____ Provided information

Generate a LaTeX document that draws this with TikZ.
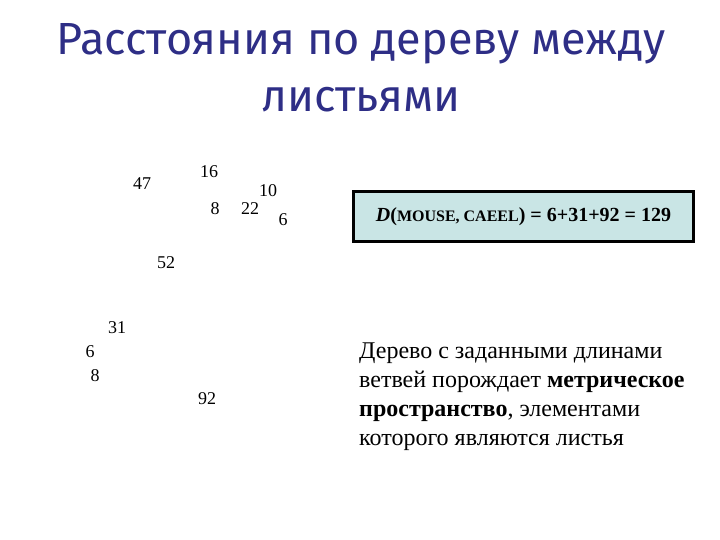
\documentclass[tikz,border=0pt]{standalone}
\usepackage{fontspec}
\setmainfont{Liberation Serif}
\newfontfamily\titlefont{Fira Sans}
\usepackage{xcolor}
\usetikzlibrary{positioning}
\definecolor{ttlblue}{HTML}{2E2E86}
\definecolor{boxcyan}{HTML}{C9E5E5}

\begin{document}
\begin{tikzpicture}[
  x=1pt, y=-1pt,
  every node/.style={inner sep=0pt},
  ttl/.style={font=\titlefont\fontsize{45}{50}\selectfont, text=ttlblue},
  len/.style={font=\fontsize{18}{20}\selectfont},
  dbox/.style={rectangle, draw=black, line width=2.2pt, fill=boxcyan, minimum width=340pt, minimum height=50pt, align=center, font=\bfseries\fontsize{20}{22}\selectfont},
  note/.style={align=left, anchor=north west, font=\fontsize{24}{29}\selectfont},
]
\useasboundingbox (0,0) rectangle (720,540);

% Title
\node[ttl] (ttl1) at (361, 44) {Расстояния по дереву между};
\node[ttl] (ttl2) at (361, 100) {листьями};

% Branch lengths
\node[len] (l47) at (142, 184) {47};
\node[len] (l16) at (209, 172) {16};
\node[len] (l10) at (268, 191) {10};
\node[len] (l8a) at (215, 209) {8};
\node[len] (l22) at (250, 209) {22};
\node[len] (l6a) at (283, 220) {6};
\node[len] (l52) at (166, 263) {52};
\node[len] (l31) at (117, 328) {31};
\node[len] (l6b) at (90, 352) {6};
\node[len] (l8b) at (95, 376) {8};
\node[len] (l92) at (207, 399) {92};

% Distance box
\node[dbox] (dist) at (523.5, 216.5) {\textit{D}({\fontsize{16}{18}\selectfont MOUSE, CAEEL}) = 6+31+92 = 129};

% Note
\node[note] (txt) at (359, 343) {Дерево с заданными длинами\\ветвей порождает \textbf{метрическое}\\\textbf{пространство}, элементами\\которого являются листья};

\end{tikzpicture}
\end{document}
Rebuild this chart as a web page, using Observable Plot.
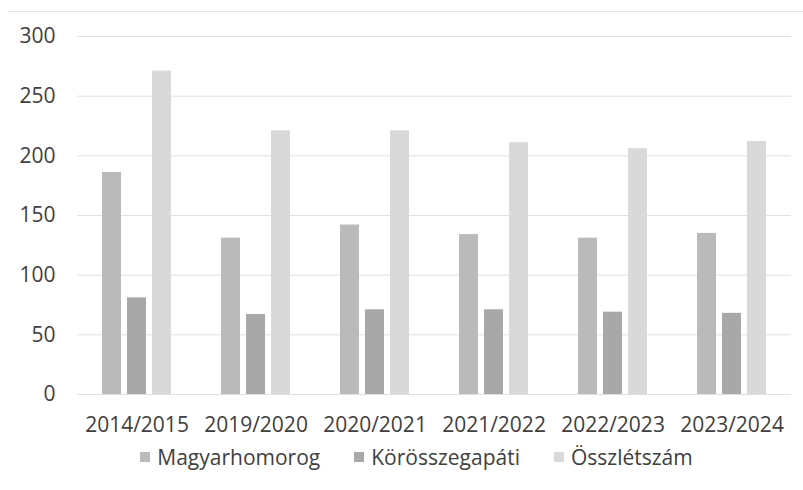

________

- [Requirement]:
Transcribe the listing in full. Omit the pictures and keep every line exact.

- [Output]:
Generate a LaTeX document that draws this with TikZ.
\documentclass[tikz,border=0pt]{standalone}
\usepackage{fontspec}
\setmainfont{Liberation Serif}
\newfontfamily\titlefont{Fira Sans}
\usepackage{xcolor}
\usetikzlibrary{positioning}
\definecolor{ttlblue}{HTML}{2E2E86}
\definecolor{boxcyan}{HTML}{C9E5E5}

\begin{document}
\begin{tikzpicture}[
  x=1pt, y=-1pt,
  every node/.style={inner sep=0pt},
  ttl/.style={font=\titlefont\fontsize{45}{50}\selectfont, text=ttlblue},
  len/.style={font=\fontsize{18}{20}\selectfont},
  dbox/.style={rectangle, draw=black, line width=2.2pt, fill=boxcyan, minimum width=340pt, minimum height=50pt, align=center, font=\bfseries\fontsize{20}{22}\selectfont},
  note/.style={align=left, anchor=north west, font=\fontsize{24}{29}\selectfont},
]
\useasboundingbox (0,0) rectangle (720,540);

% Title
\node[ttl] (ttl1) at (361, 44) {Расстояния по дереву между};
\node[ttl] (ttl2) at (361, 100) {листьями};

% Branch lengths
\node[len] (l47) at (142, 184) {47};
\node[len] (l16) at (209, 172) {16};
\node[len] (l10) at (268, 191) {10};
\node[len] (l8a) at (215, 209) {8};
\node[len] (l22) at (250, 209) {22};
\node[len] (l6a) at (283, 220) {6};
\node[len] (l52) at (166, 263) {52};
\node[len] (l31) at (117, 328) {31};
\node[len] (l6b) at (90, 352) {6};
\node[len] (l8b) at (95, 376) {8};
\node[len] (l92) at (207, 399) {92};

% Distance box
\node[dbox] (dist) at (523.5, 216.5) {\textit{D}({\fontsize{16}{18}\selectfont MOUSE, CAEEL}) = 6+31+92 = 129};

% Note
\node[note] (txt) at (359, 343) {Дерево с заданными длинами\\ветвей порождает \textbf{метрическое}\\\textbf{пространство}, элементами\\которого являются листья};

\end{tikzpicture}
\end{document}
Rebuild this chart as a web page, using Observable Plot.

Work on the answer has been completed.